"Also, the new plants grew remarkably faster than their parents."
London, June 13 - Plants can transfer their entire genetic material to a partner in an asexual manner, research reveals.
German scientists at the Max Planck Institute of Molecular Plant Physiology have shown for the first time that new species can be generated in an asexual manner as well.
It was generally believed that a combination of desired traits can be obtained by grafting, but there is no exchange or recombination of genetic material - so-called horizontal gene transfer - between the grafted plants.
In our previous work, we were able to prove that, contrary to the generally accepted dogma, there is horizontal gene transfer of chloroplast genes at the contact zone between grafted plants, said lead researcher Ralph Bock.

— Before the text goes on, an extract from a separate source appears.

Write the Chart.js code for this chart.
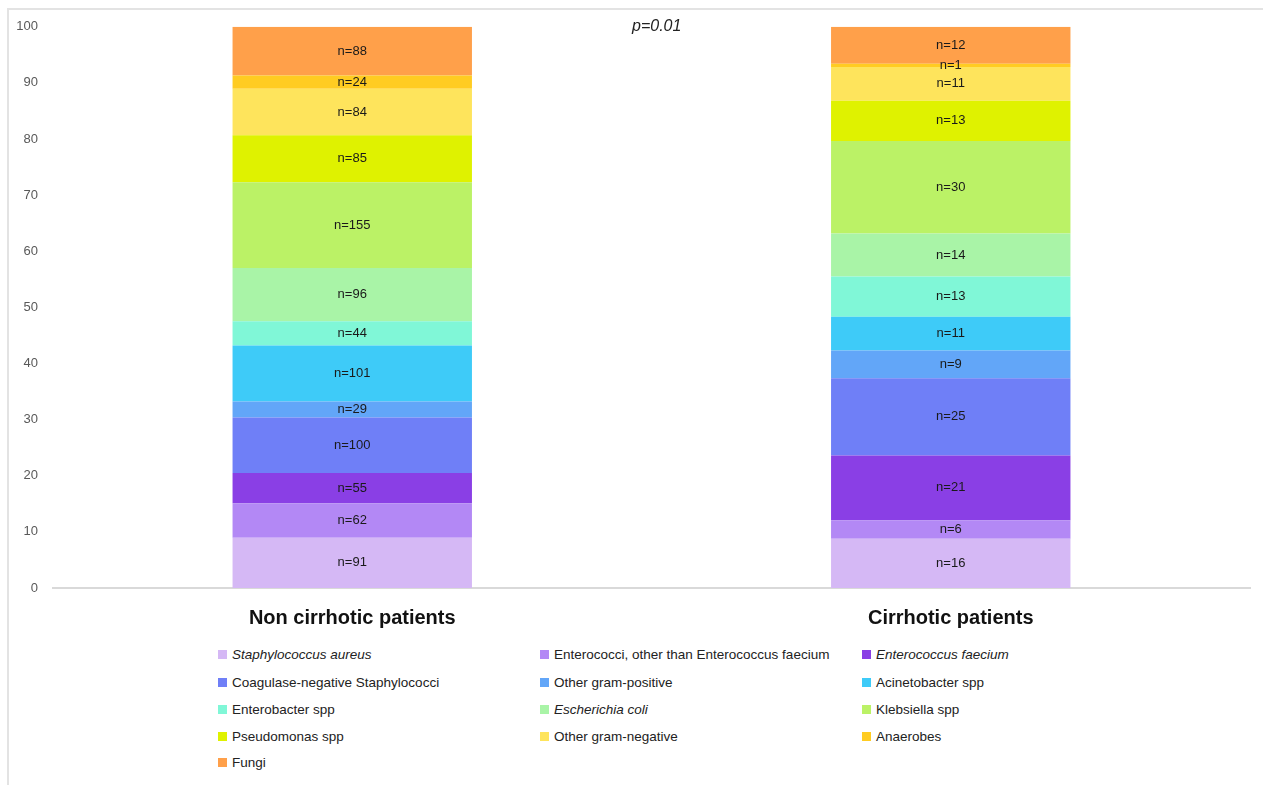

Now we wanted to investigate if there is a transfer of genetic information between the nuclei as well, Bock added.
The researchers introduced resistance genes against two different antibiotics into nuclear genomes of the tobacco species Nicotiana tabacum and Nicotiana glauca, which usually cannot be crossed.
Afterwards, Nicotiana glauca was grafted onto Nicotiana tabacum or the other way round.
After fusion had occurred, scientists excised tissue at the contact zone and cultivated it on a growth medium containing both antibiotics, so that only cells containing both resistance genes and thus, DNA from both species, should survive.
The scientists succeeded in growing up numerous doubly resistant plantlets.
We managed to produce allopolyploid plants (having two or more complete sets of chromosomes derived from different species) without sexual reproduction, said Sandra Stegemann, joint first author of the study.
When the scientists grew their new plants in the greenhouse, it became obvious that they combined characteristics of both progenitor species.
Also, the new plants grew remarkably faster than their parents.
Grafting two species and selecting for horizontal genome transfer could become an interesting method for breeders who could use this approach to create new crop plants with higher yields and improved properties, researchers concluded.